Beyond Textual Analysis?

Dr David Forrest

At its heart, Beyond the Multiplex is about exploring the ways in which audiences find meaning and value in the moving image. This naturally requires an interdisciplinary approach: seeking to understand policy and practice, thinking about audiences at scale with longitudinal surveys, and at depth by working with groups of film watchers to learn more about the nature of their experiences. It is this latter area that will be of particular interest to me. One of my main roles will be managing a series of focus groups across our partnership regions to examine the specific experiences and feelings that are evoked by the kind of ‘specialised’ cinema that we’re interested in. In short, this part of the project asks, ‘so, what is it about the films?’

As a discipline, Film Studies has tended towards textual analysis as its central methodology. It’s hard to define, but in broad terms I would say it’s the practice of closely examining film texts with the aim of understanding how meaning is generated and communicated within them. These close readings are attentive to formal patterns, historical traditions and contexts, and the wider theoretical implications of aesthetics, and they should be underpinned by scholarly precision and rigour. One of the interesting things about our project is that we’re not really doing this kind of work, at least not in the pure sense that I’ve described here. In Beyond the Multiplex, the ‘so, what is it about the films?’ question will be answered by the audiences.
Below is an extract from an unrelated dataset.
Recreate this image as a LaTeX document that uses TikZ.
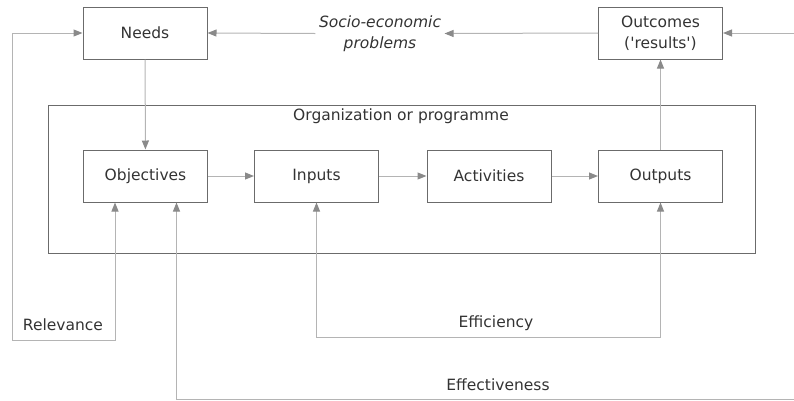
\documentclass[tikz,border=0pt]{standalone}
\usepackage{fontspec}
\setmainfont{DejaVu Sans}
\usetikzlibrary{arrows.meta}

\definecolor{boxline}{HTML}{6B6B6B}
\definecolor{connline}{HTML}{B4B4B4}
\definecolor{tipgray}{HTML}{8A8A8A}
\definecolor{labeltext}{HTML}{333333}

\tikzset{
  stagebox/.style={draw=boxline, line width=1pt, minimum width=124pt, minimum height=52pt,
    text=labeltext, align=center},
  conn/.style={draw=connline, line width=1pt,
    >={Triangle[length=9pt,width=7pt,color=tipgray]}},
  plainlabel/.style={text=labeltext}
}

\begin{document}
\begin{tikzpicture}[x=1pt, y=-1pt, font=\fontsize{15.5}{21}\selectfont]

    \useasboundingbox (0,0) rectangle (794,400);

    % Frame of the organization
    \node[draw=boxline, line width=1pt, minimum width=707pt, minimum height=148pt] (prog) at (401.5,179) {};
    \node[plainlabel] (progtitle) at (401,116) {Organization or programme};

    % Top row
    \node[stagebox] (needs) at (145,33) {Needs};
    \node[plainlabel, font=\fontsize{15.5}{21}\selectfont\itshape, align=center] (socio) at (380,33.5) {Socio-economic\\problems};
    \node[stagebox] (outcomes) at (660.5,33) {Outcomes\\(\textquotesingle results\textquotesingle)};

    % Row inside the frame
    \node[stagebox] (objectives) at (145.5,176) {Objectives};
    \node[stagebox] (inputs) at (316.5,176) {Inputs};
    \node[stagebox] (activities) at (489,176) {Activities};
    \node[stagebox] (outputs) at (660.5,176) {Outputs};

    % Free ends and corners of the loops
    \coordinate (relcorner) at (12,340);
    \coordinate (effline) at (0,337);
    \coordinate (effend) at (794,399);
    \coordinate (outin) at (794,33);

    % Chain of the programme
    \draw[conn,->] (objectives) -- (inputs);
    \draw[conn,->] (inputs) -- (activities);
    \draw[conn,->] (activities) -- (outputs);
    \draw[conn,->] (needs) -- (objectives);
    \draw[conn,->] (outputs) -- (outcomes);

    % Top arrows
    \draw[conn,->] (outin) -- (outcomes.east);
    \draw[conn,->] (outcomes.west) -- (socio.east);
    \draw[conn,->] (socio.west) -- (needs.east);

    % Relevance loop
    \draw[conn,<->] ([xshift=-30.5pt]objectives.south) |- (relcorner) |- (needs.west);
    \node[plainlabel] (relevance) at (63,325) {Relevance};

    % Efficiency loop
    \draw[conn,<->] (inputs.south) -- (inputs.south |- effline) -| (outputs.south);
    \node[plainlabel] (efficiency) at (496,323) {Efficiency};

    % Effectiveness loop
    \draw[conn,<-] ([xshift=31pt]objectives.south) |- (effend);
    \node[plainlabel] (effectiveness) at (498,385) {Effectiveness};

\end{tikzpicture}
\end{document}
This is alien territory for me. Textual analysis is my ‘bread and butter’, and my most recent research has involved the close reading of literary and visual texts in an archival context. The solitary pursuit of exploring meaning through meticulous and sometimes painstaking re-watching and reading will here be complemented (perhaps even replaced) by a far less individualised process that privileges the less academic but more authentic analysis undertaken by communities of cinemagoers. So, we’re interested in exploring the specific points in the films that prompt feeling in audiences and in so doing we’ll be able to understand more about the ways in which the cultural value of cinema might be generated.

We’re working with a very broad definition of ‘specialised’ film (from archive, to foreign language, to artists’ cinema, documentary and British films generally) so it will be impossible to extrapolate broad conclusions about the way meaning is generated in ‘specialised’ film. However, we will be able to learn more about the ways in which specific kinds of ‘specialised’ films operate – understanding their textual characteristics alongside those of their production and reception.
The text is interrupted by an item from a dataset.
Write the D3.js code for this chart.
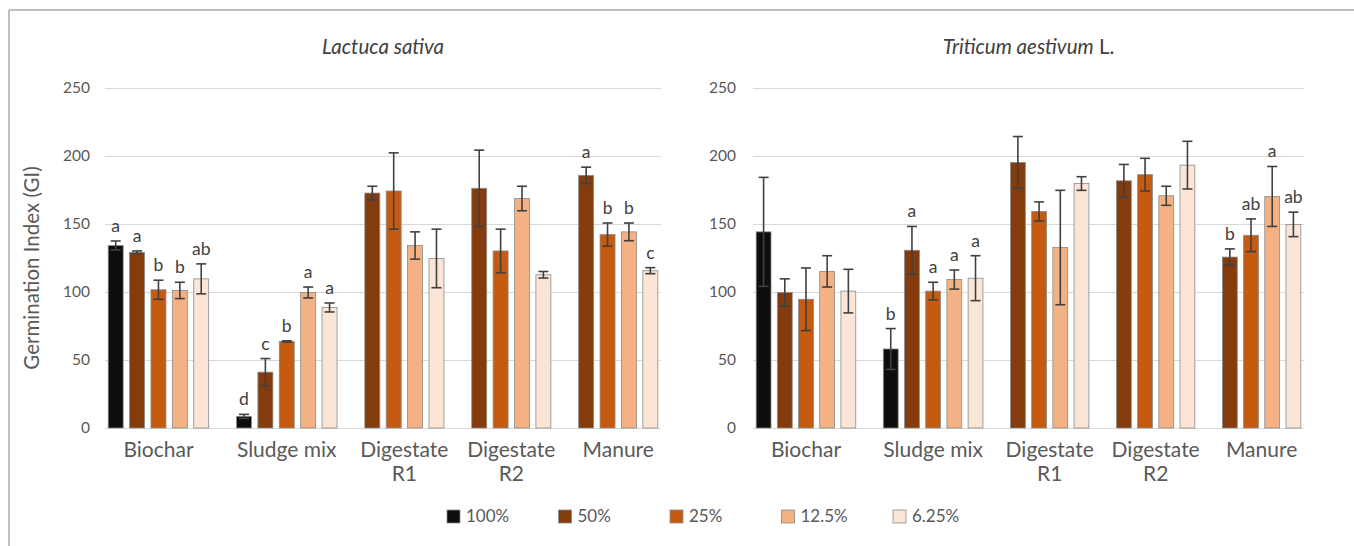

To frame our understanding, we might look to works of established film criticism by the likes of David Bordwell (1985) and Steve Neale (1981), both of whom combined institutional and textual approaches to anatomise, though not without problems, the convention of art cinema, most commonly associated with European New Waves of the post-war period that self-consciously defined themselves against the Hollywood mainstream. ‘Specialised’ film obviously goes beyond ‘art cinema’, but this framework offers us a way of understanding how non-mainstream film texts historically operate. Thinking on the subject has been developed in recent years by scholars such as Rosalind Galt and Karl Schoonover (2010) but something of a common view on the art cinema tradition might be that its films generate meaning for their audiences through a fundamental ambiguity or open endedness, which in some way stimulates thought and feeling. My hunch is that conclusions such as this one will play out when we meet our groups. Audiences will be provoked into discussion and debate by the moments that invite contemplation and perhaps frustration; moments which are by definition more prevalent in the kinds of ‘specialised’ films that we are working with.
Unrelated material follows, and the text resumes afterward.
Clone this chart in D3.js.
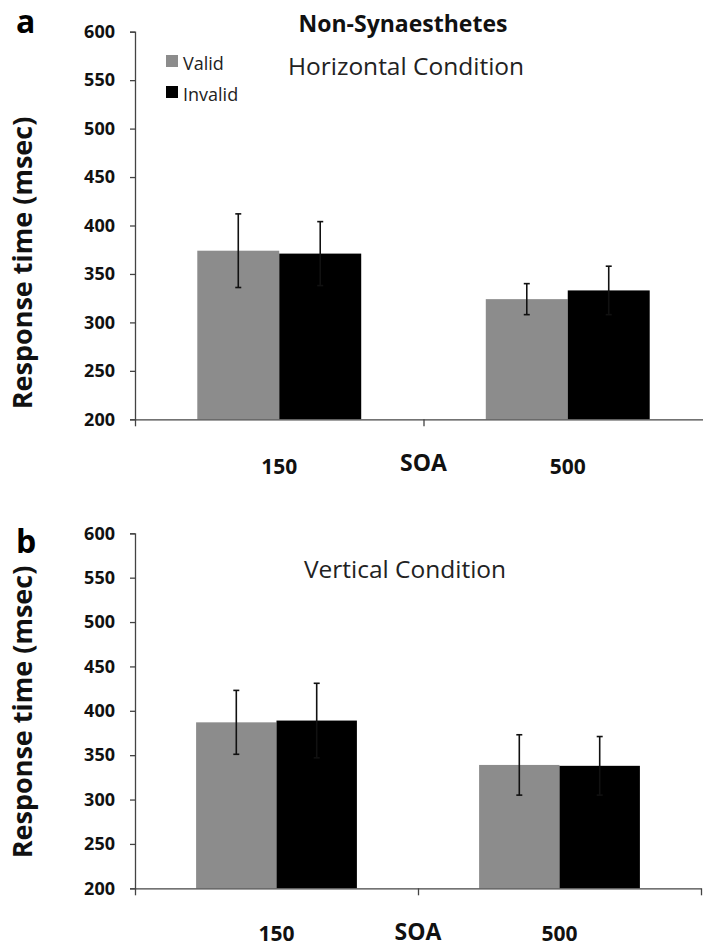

Finally, it’s worth considering that this part of the project is about further disrupting the idea of a homogenous audience. The resources of empathy and identification that we channel and exercise through the cinema are specific to us and emerge from our own lives. In essence, the specialised film experience involves us in bringing our own story to the story we see on the screen: Beyond the Multiplex is about recognising and understanding the value of that relationship.